## TASK DIRECTIONS:
Write out each line in which the string "that" is present.

## DATA LISTING:

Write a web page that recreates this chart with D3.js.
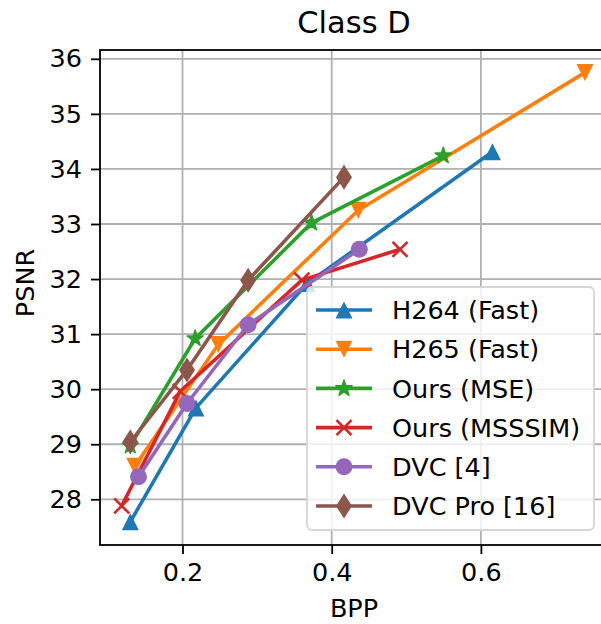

...

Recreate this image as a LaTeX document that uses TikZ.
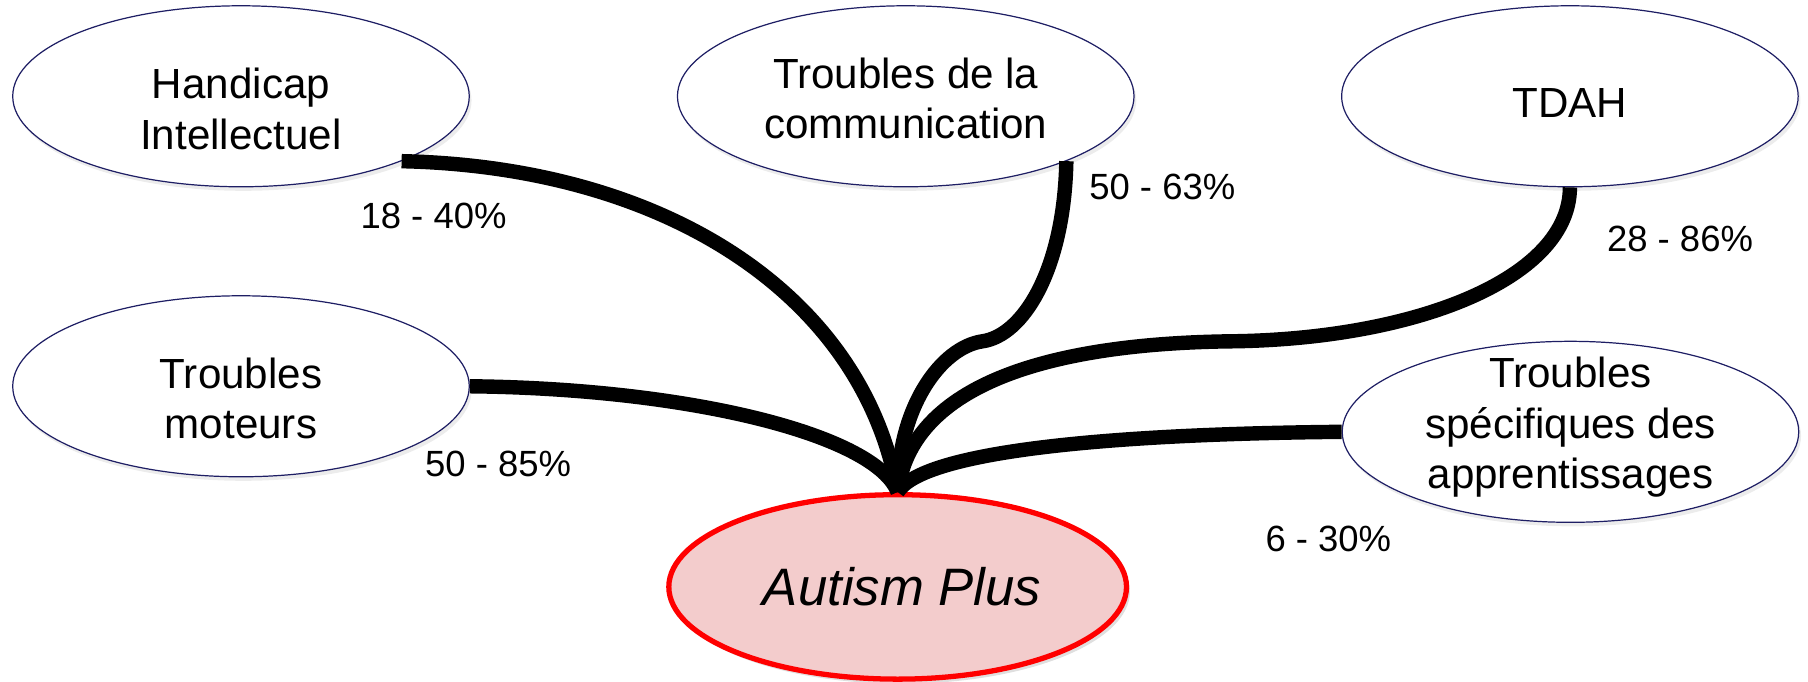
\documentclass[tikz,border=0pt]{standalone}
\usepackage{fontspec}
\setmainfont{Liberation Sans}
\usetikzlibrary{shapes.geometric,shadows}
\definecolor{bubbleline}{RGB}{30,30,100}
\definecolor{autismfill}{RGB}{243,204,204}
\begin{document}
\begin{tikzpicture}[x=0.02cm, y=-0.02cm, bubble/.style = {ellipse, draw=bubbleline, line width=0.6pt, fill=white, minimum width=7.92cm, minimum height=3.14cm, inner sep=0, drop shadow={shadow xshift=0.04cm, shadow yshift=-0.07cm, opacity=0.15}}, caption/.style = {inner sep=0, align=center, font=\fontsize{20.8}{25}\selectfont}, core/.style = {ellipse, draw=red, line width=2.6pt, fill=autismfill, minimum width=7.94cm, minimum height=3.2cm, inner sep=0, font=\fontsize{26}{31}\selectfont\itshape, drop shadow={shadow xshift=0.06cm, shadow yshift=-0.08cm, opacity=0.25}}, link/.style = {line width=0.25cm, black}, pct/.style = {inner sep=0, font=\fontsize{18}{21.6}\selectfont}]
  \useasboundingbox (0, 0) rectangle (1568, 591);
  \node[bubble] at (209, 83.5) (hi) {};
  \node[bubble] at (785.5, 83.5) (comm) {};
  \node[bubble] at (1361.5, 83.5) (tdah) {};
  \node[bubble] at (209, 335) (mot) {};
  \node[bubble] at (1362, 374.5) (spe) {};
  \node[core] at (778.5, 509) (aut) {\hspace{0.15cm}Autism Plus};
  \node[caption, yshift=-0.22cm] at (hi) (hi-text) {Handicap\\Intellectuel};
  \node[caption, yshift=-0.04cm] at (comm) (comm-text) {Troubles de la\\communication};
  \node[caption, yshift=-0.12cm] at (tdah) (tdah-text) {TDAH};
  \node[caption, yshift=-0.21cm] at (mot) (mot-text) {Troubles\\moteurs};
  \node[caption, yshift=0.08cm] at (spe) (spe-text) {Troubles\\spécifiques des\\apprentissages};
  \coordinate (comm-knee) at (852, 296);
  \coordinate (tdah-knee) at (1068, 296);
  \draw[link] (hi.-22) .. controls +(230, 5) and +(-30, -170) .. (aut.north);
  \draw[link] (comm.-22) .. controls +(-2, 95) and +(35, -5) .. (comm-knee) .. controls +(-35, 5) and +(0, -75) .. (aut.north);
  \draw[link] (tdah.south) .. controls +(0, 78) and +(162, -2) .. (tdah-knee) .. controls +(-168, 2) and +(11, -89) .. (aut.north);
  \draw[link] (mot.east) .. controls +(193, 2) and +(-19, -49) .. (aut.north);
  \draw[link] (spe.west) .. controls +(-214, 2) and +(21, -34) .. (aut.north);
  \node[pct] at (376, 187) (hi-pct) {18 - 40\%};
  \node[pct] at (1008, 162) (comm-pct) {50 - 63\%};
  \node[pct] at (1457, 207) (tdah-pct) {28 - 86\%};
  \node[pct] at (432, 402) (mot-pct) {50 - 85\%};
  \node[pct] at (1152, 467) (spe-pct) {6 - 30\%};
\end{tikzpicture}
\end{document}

## ANSWER:
Write a web page that recreates this chart with D3.js.
Recreate this image as a LaTeX document that uses TikZ.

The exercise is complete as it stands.